Write out again, unaltered, the lines from the start through the line containing "import matplotlib.pyplot as plt".
[Start]
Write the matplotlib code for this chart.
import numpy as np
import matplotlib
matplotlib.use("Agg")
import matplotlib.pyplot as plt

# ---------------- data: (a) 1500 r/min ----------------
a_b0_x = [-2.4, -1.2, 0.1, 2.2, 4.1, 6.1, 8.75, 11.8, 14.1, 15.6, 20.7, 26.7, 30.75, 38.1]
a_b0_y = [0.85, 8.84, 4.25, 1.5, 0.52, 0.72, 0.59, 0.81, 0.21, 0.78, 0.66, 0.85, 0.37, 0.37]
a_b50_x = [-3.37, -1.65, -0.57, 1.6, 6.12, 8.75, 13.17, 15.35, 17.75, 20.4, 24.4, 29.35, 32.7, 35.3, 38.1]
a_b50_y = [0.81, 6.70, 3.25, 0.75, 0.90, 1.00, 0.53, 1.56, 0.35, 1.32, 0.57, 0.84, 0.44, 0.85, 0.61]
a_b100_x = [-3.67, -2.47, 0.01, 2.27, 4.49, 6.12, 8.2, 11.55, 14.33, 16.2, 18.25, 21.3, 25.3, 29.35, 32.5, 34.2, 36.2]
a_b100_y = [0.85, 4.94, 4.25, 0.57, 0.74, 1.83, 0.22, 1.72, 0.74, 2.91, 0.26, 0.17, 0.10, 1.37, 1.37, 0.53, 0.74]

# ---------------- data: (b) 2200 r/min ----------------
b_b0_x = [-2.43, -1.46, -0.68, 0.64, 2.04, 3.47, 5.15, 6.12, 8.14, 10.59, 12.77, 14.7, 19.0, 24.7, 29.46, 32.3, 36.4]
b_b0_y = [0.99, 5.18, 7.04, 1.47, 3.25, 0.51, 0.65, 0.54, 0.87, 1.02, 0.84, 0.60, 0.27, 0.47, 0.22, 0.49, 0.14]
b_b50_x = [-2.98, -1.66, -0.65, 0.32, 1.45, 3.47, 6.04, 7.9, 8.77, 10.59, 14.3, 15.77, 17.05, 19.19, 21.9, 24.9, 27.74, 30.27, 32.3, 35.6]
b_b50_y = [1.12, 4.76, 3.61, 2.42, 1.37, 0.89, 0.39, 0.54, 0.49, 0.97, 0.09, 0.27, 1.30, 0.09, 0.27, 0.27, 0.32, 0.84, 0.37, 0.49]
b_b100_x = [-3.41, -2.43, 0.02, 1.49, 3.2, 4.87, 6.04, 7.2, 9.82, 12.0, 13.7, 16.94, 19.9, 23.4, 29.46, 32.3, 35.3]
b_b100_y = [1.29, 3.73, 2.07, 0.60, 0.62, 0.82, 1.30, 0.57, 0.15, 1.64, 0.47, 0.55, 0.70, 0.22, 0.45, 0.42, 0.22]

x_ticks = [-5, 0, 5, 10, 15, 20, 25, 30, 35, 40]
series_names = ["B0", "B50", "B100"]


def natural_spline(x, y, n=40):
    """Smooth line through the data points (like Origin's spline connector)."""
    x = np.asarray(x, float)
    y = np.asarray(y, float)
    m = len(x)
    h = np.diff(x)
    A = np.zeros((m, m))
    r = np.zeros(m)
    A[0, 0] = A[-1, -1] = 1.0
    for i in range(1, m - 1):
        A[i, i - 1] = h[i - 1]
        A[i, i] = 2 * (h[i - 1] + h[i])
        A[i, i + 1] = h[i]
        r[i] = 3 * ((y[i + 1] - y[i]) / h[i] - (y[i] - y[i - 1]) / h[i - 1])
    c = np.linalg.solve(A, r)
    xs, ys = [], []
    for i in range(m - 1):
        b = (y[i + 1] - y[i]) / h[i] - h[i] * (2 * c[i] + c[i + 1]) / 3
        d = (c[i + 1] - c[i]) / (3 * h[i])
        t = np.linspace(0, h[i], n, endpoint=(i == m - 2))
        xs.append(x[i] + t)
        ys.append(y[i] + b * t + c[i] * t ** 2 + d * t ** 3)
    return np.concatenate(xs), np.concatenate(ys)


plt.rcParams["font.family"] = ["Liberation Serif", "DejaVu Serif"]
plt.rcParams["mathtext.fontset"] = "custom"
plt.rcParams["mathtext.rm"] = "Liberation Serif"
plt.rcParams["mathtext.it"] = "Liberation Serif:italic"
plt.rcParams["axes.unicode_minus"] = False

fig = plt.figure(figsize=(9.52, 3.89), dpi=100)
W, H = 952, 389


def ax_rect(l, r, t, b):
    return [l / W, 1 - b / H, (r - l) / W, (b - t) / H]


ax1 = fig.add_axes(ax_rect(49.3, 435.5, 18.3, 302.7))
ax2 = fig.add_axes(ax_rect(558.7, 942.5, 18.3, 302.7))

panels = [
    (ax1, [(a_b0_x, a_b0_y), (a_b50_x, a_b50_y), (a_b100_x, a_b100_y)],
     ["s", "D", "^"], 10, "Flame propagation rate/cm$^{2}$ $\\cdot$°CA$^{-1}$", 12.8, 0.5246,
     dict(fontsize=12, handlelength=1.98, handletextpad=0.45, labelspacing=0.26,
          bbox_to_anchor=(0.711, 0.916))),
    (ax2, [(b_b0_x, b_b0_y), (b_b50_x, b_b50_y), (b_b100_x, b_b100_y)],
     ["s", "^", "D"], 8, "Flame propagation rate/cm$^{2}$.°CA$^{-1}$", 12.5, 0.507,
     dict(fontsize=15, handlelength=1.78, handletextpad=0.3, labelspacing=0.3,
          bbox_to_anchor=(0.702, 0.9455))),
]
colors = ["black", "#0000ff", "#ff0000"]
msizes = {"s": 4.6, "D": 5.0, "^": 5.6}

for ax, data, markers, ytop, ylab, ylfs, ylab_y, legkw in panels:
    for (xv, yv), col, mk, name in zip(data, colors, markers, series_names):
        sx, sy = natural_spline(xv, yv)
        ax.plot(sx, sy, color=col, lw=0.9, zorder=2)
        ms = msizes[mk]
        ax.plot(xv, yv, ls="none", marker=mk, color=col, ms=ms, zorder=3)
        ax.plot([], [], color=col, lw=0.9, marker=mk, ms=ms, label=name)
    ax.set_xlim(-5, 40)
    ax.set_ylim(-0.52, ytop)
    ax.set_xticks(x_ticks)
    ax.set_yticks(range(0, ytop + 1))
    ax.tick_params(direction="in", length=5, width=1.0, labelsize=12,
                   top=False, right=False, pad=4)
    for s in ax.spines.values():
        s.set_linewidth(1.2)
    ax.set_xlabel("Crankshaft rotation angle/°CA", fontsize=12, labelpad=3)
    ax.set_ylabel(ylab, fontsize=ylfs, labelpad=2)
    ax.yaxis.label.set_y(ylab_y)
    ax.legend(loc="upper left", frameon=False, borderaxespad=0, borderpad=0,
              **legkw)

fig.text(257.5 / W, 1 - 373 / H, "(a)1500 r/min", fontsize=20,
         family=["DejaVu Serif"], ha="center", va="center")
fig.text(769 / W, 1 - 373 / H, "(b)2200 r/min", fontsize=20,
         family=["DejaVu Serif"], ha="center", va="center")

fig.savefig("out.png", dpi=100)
[End]
- [Output for this exercise]
Write the matplotlib code for this chart.
import numpy as np
import matplotlib
matplotlib.use("Agg")
import matplotlib.pyplot as plt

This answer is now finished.